WORK REQUIRED >> Only the span from the line containing "Output the Python" down to the line containing "days = list(range(1, 265))" is to be printed, exactly and inclusively, with pictures omitted.

EXERCISE MATERIALS >>
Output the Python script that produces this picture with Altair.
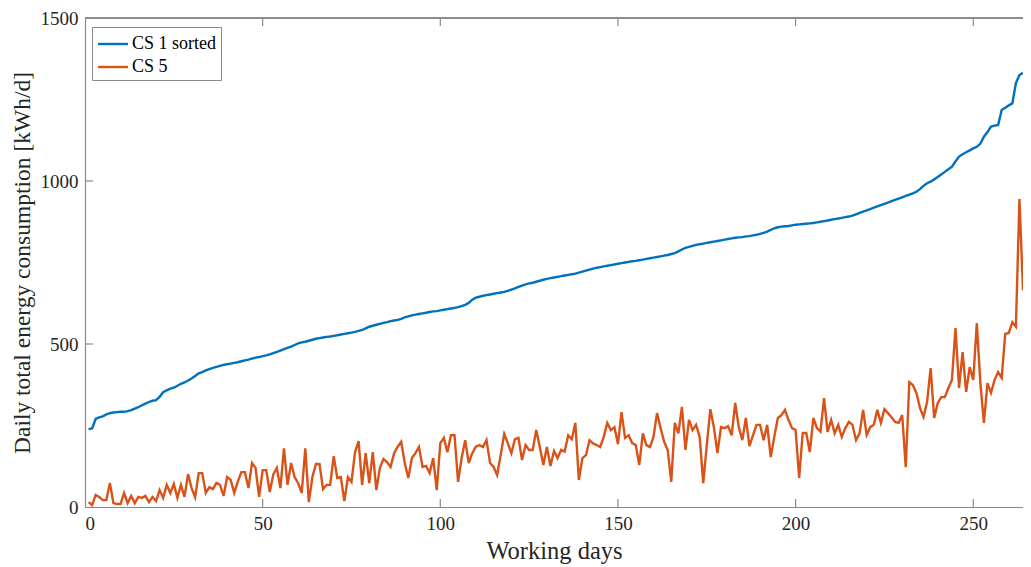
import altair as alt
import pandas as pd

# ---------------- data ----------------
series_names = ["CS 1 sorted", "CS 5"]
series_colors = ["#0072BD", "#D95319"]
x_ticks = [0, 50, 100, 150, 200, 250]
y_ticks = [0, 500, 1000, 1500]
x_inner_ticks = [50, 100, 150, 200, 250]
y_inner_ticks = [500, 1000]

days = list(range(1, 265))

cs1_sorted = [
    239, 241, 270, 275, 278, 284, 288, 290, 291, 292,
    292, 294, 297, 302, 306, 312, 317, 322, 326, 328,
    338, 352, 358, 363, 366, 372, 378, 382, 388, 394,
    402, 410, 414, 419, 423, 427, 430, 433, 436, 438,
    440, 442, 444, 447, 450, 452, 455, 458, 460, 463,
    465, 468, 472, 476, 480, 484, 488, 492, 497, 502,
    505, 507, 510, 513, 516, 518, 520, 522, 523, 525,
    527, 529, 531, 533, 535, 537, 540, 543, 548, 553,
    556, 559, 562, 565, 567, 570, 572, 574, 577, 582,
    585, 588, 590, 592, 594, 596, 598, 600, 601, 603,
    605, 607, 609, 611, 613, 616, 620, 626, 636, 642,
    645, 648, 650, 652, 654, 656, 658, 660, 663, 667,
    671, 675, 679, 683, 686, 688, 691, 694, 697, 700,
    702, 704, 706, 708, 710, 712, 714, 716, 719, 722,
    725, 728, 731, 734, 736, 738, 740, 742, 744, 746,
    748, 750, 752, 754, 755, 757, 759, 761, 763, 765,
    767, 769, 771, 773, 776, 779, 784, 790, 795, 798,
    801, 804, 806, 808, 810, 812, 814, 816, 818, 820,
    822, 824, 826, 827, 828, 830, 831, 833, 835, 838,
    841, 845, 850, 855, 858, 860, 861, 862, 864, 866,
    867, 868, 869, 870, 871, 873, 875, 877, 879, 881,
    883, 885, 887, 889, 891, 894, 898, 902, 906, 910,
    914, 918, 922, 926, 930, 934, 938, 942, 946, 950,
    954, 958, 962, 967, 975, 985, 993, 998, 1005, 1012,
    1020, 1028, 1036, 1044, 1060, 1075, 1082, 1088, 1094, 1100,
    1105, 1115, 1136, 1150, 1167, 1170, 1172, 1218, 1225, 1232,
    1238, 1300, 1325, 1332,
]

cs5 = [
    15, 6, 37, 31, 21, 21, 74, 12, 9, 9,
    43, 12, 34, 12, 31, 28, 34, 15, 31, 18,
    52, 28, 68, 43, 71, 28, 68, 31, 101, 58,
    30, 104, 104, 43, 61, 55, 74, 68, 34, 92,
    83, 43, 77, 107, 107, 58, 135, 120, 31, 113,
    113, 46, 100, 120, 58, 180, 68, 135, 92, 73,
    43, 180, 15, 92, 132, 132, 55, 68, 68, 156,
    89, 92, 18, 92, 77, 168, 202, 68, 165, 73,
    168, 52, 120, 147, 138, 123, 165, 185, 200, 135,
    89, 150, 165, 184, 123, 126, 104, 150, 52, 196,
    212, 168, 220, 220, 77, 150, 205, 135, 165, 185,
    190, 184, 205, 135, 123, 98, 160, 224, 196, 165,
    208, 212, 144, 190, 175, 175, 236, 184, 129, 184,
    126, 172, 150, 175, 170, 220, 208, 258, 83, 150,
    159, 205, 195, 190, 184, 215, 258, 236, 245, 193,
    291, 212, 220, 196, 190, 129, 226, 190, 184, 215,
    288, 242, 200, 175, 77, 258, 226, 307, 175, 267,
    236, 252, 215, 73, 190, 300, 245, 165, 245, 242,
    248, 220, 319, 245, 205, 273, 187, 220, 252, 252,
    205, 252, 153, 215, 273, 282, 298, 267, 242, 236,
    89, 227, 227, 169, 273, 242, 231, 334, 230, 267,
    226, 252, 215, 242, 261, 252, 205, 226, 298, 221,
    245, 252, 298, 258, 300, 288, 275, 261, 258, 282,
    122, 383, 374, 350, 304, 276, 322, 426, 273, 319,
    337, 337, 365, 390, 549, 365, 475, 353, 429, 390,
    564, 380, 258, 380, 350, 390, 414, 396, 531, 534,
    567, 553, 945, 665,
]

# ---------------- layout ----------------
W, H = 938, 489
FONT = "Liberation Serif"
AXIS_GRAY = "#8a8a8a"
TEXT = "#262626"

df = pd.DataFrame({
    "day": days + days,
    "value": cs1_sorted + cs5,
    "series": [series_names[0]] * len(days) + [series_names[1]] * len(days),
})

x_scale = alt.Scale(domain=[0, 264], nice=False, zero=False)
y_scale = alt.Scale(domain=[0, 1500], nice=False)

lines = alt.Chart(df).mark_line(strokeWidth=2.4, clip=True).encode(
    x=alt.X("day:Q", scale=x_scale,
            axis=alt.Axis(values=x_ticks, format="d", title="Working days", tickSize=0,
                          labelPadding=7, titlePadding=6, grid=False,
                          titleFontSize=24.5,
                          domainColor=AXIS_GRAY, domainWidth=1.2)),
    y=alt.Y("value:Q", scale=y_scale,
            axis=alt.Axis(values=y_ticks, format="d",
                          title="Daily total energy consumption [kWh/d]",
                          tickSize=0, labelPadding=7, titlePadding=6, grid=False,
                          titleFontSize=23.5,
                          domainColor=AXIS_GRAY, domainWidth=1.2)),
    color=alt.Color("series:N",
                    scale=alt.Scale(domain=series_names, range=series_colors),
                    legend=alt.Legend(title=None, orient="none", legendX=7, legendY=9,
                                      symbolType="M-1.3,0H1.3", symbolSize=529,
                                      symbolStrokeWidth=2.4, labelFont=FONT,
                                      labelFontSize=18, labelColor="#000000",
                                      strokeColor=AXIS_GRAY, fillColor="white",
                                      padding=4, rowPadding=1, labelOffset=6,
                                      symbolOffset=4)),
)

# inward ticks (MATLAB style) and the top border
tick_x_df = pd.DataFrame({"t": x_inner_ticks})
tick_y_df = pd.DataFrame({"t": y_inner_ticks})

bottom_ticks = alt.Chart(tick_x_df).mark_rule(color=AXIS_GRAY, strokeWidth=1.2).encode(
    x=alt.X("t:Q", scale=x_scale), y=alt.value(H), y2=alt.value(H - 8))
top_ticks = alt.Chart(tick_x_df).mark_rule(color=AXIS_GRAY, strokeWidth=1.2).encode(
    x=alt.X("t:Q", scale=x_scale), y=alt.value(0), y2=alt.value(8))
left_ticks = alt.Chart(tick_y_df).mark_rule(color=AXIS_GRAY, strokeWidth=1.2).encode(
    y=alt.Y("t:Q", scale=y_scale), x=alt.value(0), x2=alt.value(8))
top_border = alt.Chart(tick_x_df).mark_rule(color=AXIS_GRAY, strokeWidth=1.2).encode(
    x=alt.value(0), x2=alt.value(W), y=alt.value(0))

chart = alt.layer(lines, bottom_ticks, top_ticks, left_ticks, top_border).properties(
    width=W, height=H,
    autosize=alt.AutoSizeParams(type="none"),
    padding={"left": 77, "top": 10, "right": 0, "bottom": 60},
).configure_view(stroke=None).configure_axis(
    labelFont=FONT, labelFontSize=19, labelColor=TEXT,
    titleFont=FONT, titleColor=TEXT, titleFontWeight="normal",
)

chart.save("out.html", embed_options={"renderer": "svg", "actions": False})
---
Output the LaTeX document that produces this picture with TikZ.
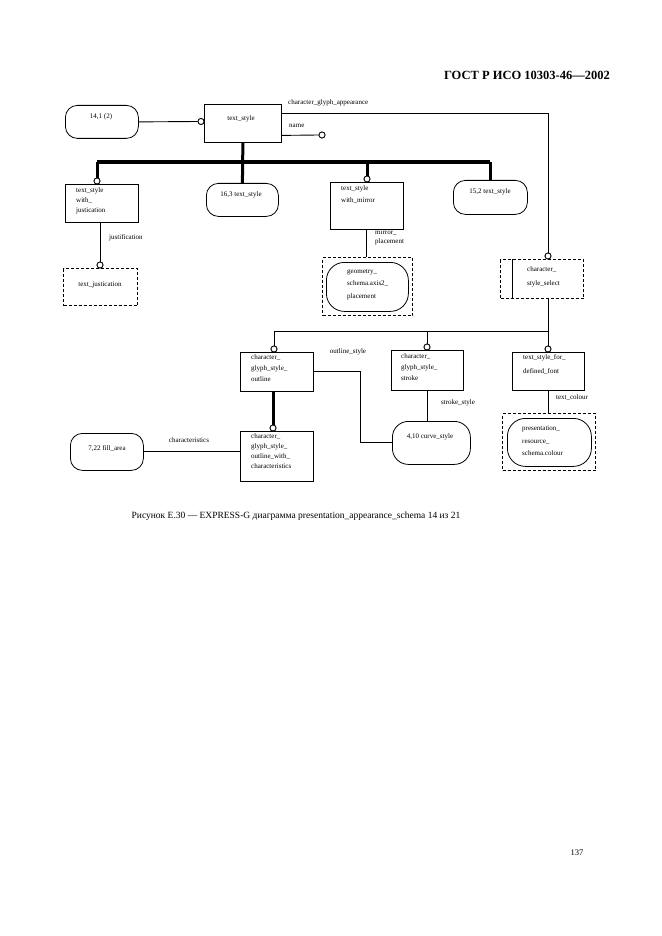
==
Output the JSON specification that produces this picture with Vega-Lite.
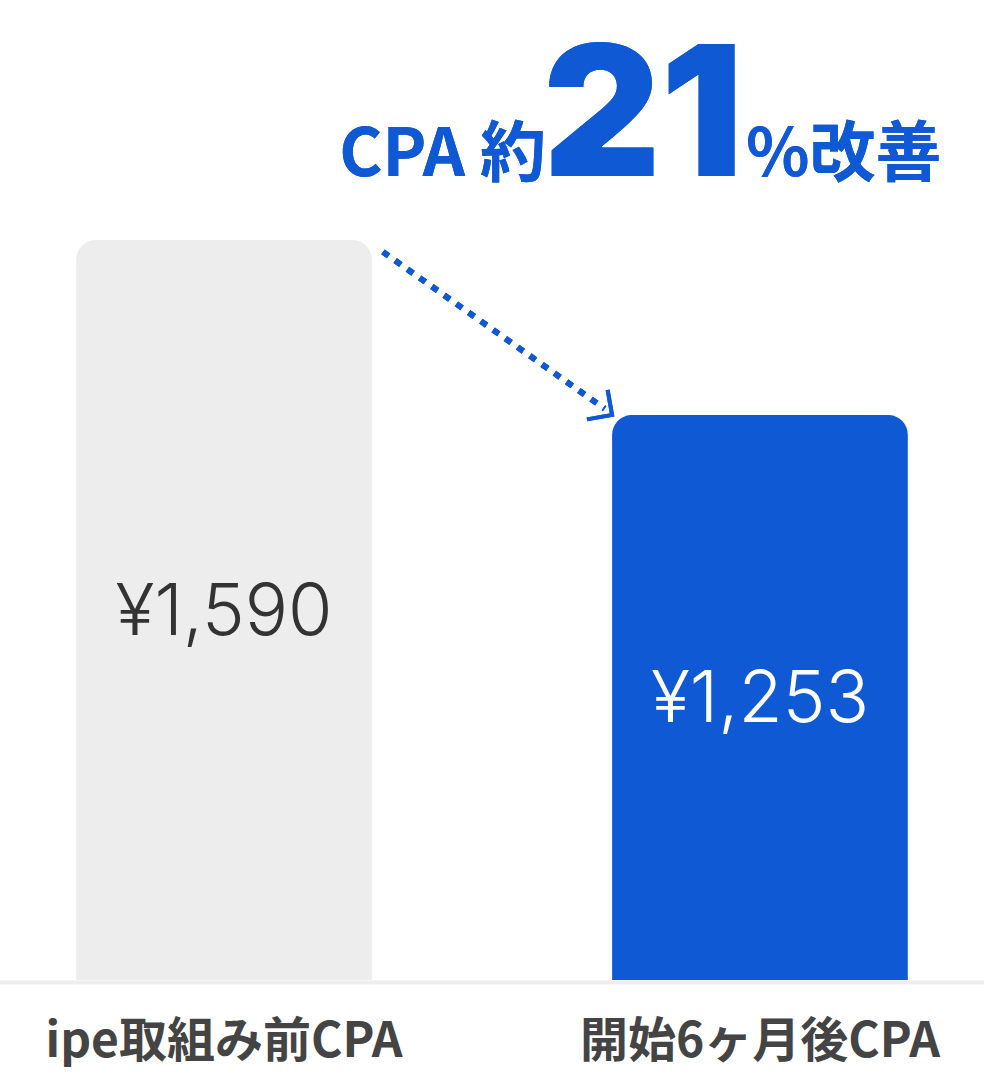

FINAL RESULT >>
Output the Python script that produces this picture with Altair.
import altair as alt
import pandas as pd

# ---------------- data ----------------
series_names = ["CS 1 sorted", "CS 5"]
series_colors = ["#0072BD", "#D95319"]
x_ticks = [0, 50, 100, 150, 200, 250]
y_ticks = [0, 500, 1000, 1500]
x_inner_ticks = [50, 100, 150, 200, 250]
y_inner_ticks = [500, 1000]

days = list(range(1, 265))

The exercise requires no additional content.